At MLI’s August 2025 Rethinking Higher Education conference, the second of three panels – titled Restoring Merit in Higher Education and Teaching Critical Thinking in an Age of Polarization – tackled the factors that are blocking university reform and how to overcome them.
In particular, the panel discussed various equity, diversity, and inclusion (EDI) policies at Canadian universities, and their impact on higher education. The panel also touched on the need for more research and reporting on topics like the practices of various granting agencies and the kinds of research projects they fund.
The panel, moderated by Trent University history professor Christopher Dummitt, featured:
- Paige MacPherson, associate director of education policy at the Fraser Institute. MacPherson said it’s hard to find common ground on education policy when there is disagreement about fundamental issues like whether there is a “reality-based truth” or only personal truth. She also pointed to a lack of knowledge-rich curriculum in K-12 education – like provincial history curricula that are neither chronological nor content-based. She said this lack of knowledge base is an impediment to preparing students to pursue truth at any level of education.

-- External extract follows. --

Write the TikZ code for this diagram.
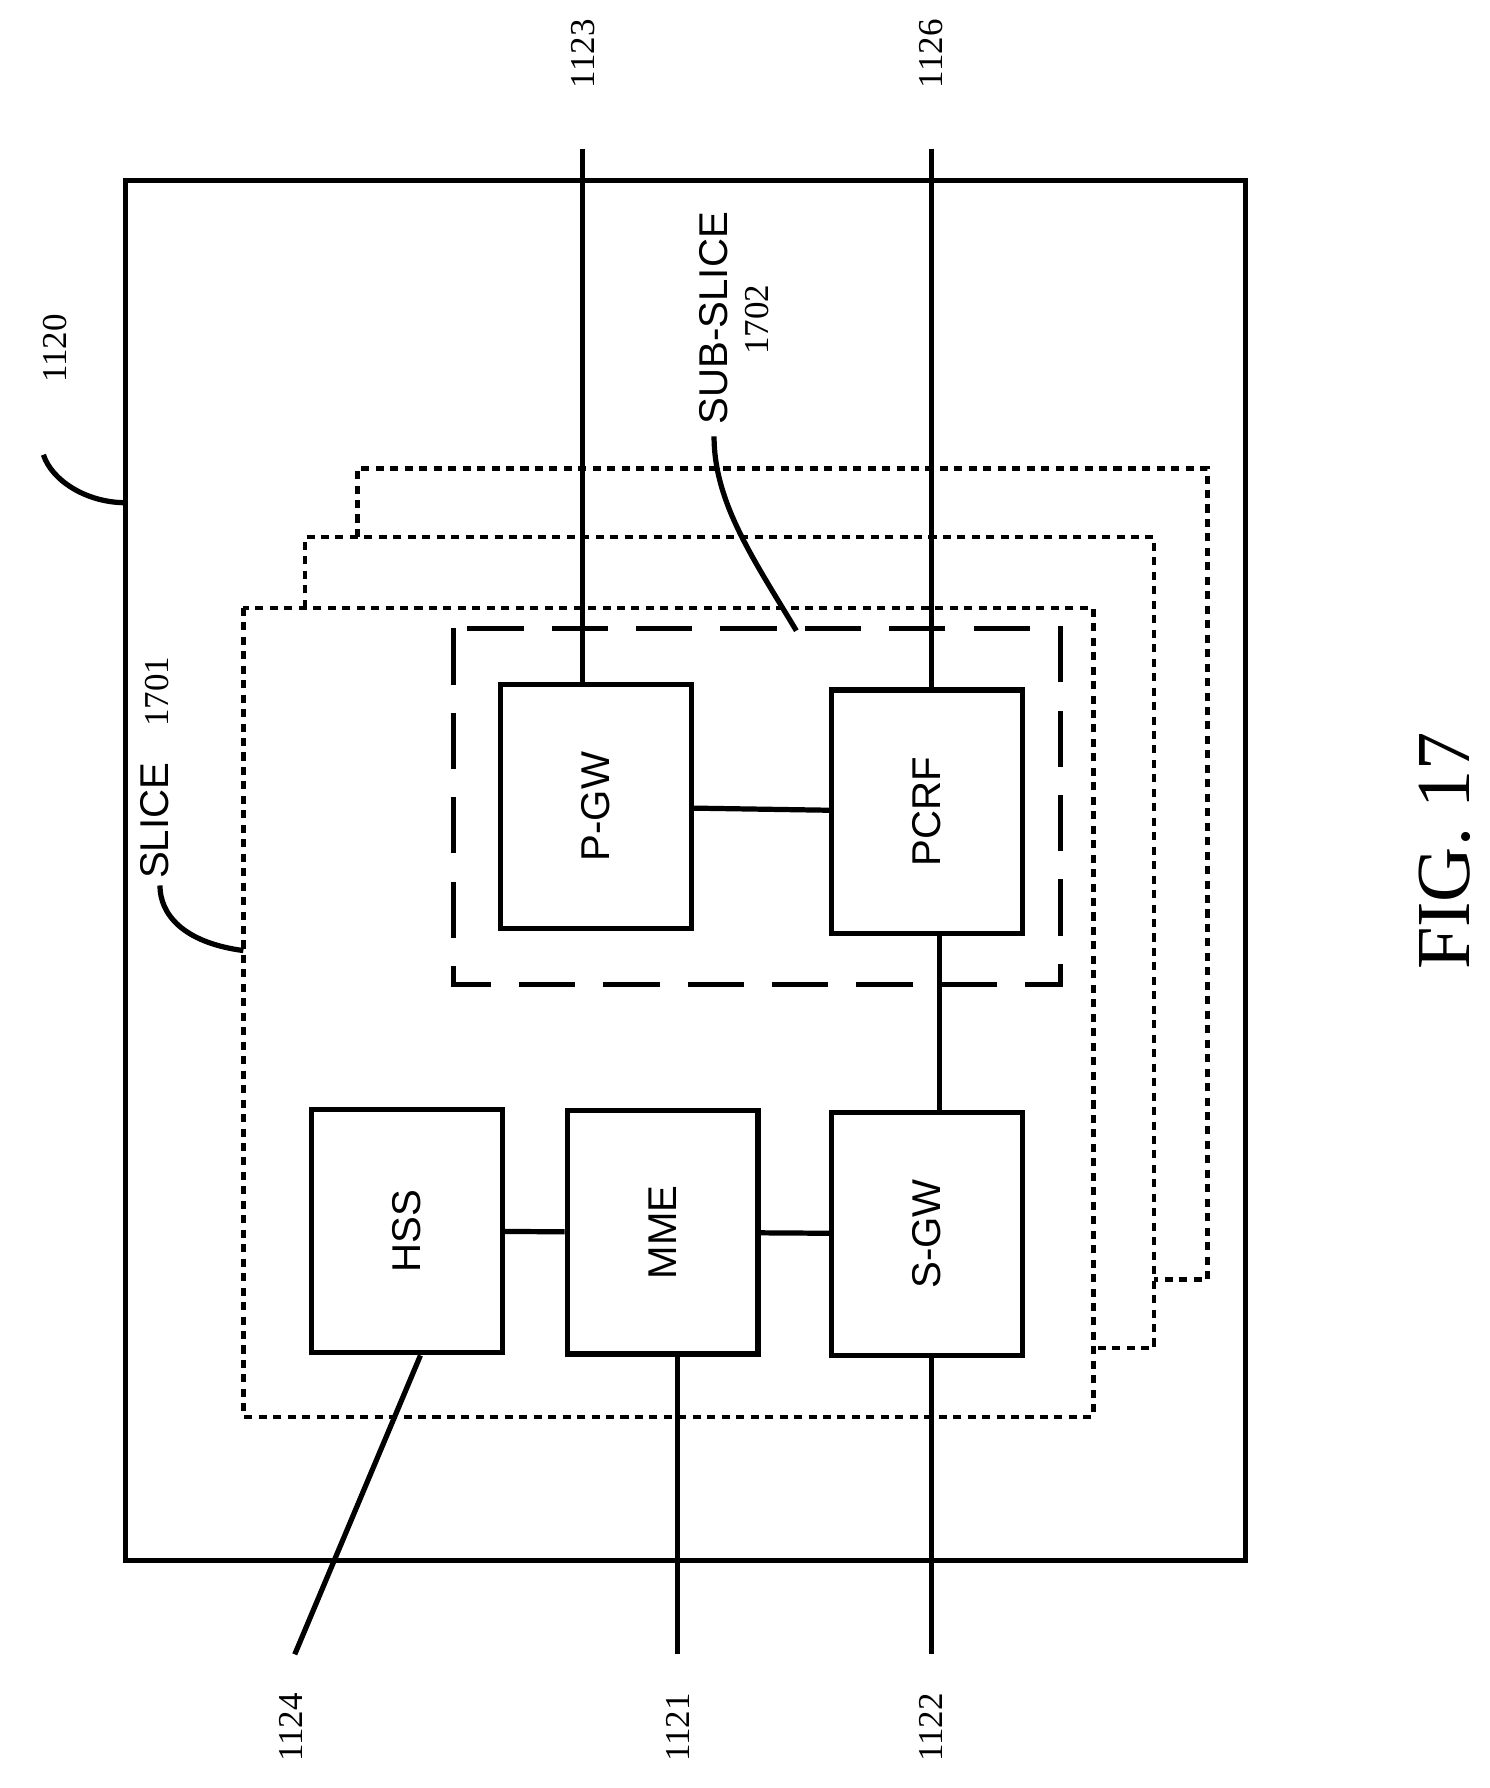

- Waller Newell, political science professor and co-director of the Centre for Liberal Education and Public Affairs at Carleton University, discussed obstacles to higher education reform. He said most faculty and administration are not on board with reform, and may seek to hire more like-minded people and circumvent government attempts at reform. He said there are also challenges to launching new universities in Canada, but enrichment courses from third parties to influence students before they enter university could help.
- Zachary Patterson, an associate professor of geography, planning, and environment at Concordia University, said the de facto mission of the Canadian university is antithetical to the university’s real mission: truth seeking. In Canada, that’s been replaced by a mission focused on equity and decolonization, resting on the belief that all knowledge is socially constructed by oppressors. He said Canadian youth go through a university system that is “hostile to the foundational institutions of Canada that have made it peaceful, orderly, and well-governed.” This includes hostility towards freedom of speech, free enterprise, the rule of law, and family, with few professors prepared to defend these foundations.
- Dave Snow, associate professor in the Department of Political Science at the University of Guelph, said his study of the key federal granting agencies that fund most research in Canada found that there had been a rise in “activist EDI” language in the titles of grants, but that these agencies were not fully captured. He said more research is needed to determine if these agencies are upstream or downstream of the shift towards more activist academic research. He said the answer to this question will provide insight into whether overhauling these granting agencies is a solution to addressing the rise in activist research projects.